## Given exercise:
Using the listing below, please gather every line containing the word "that".
**** Material provided
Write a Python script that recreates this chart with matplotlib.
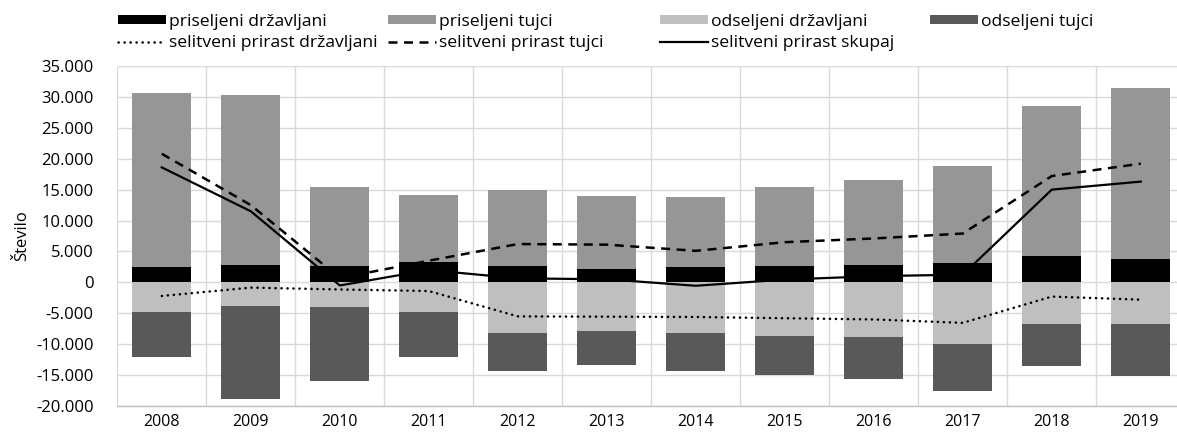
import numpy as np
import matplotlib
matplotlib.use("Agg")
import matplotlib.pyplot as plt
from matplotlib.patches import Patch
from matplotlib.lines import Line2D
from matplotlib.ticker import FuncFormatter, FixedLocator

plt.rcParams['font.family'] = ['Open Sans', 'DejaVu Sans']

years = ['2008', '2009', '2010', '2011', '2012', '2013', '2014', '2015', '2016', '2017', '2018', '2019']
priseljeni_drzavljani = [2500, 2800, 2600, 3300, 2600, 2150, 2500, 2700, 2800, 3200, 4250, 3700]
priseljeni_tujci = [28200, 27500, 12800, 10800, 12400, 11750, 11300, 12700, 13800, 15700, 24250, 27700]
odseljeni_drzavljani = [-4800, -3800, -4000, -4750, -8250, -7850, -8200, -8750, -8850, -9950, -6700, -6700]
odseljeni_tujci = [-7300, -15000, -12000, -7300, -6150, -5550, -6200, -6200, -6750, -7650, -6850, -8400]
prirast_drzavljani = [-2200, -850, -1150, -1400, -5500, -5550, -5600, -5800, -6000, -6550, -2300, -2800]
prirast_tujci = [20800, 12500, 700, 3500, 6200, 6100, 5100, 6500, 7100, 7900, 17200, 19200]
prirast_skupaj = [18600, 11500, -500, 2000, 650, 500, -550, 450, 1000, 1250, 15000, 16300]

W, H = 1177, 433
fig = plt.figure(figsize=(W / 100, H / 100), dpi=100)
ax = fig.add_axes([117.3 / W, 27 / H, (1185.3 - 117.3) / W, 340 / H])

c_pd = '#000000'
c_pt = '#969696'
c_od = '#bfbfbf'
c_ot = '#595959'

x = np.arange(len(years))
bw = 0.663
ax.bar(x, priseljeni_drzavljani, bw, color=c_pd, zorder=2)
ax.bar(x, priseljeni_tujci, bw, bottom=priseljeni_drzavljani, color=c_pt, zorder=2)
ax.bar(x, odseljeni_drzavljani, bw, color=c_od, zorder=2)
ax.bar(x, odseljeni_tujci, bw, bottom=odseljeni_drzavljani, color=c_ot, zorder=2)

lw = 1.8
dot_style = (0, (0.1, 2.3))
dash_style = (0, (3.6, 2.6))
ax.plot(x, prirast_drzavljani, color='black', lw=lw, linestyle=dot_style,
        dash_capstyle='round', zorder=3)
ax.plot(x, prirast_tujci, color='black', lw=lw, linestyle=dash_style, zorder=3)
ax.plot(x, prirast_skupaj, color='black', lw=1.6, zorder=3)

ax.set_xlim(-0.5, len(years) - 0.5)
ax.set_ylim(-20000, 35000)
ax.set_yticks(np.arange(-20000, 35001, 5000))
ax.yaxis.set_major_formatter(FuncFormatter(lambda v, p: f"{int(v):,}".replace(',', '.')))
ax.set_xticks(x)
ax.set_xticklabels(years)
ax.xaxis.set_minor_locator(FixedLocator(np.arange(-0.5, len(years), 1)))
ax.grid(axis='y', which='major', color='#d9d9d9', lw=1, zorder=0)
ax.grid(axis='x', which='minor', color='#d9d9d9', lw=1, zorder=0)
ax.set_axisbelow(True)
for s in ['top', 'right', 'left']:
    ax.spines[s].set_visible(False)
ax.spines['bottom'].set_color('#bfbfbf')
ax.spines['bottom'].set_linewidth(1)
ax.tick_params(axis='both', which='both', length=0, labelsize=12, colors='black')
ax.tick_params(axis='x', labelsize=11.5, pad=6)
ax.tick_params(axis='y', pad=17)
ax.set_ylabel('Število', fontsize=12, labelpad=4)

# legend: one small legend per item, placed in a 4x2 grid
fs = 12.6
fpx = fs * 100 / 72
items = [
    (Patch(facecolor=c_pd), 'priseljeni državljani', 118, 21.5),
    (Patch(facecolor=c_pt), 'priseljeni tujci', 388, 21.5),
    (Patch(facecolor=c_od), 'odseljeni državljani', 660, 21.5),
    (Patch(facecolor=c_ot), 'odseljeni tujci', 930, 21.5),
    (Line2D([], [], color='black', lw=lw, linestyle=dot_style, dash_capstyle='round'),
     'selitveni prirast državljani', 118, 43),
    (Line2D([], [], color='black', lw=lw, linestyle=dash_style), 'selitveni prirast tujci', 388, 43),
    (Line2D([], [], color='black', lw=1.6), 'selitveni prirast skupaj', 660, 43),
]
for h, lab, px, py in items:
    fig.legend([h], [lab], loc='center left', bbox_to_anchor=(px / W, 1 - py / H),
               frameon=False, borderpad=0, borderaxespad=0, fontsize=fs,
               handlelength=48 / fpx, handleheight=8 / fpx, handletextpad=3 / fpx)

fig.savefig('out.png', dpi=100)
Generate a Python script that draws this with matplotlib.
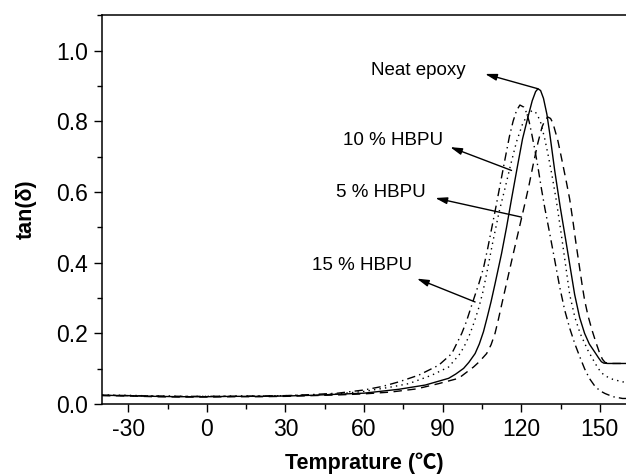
********
## Solution:
Write a Python script that recreates this chart with matplotlib.
Generate a Python script that draws this with matplotlib.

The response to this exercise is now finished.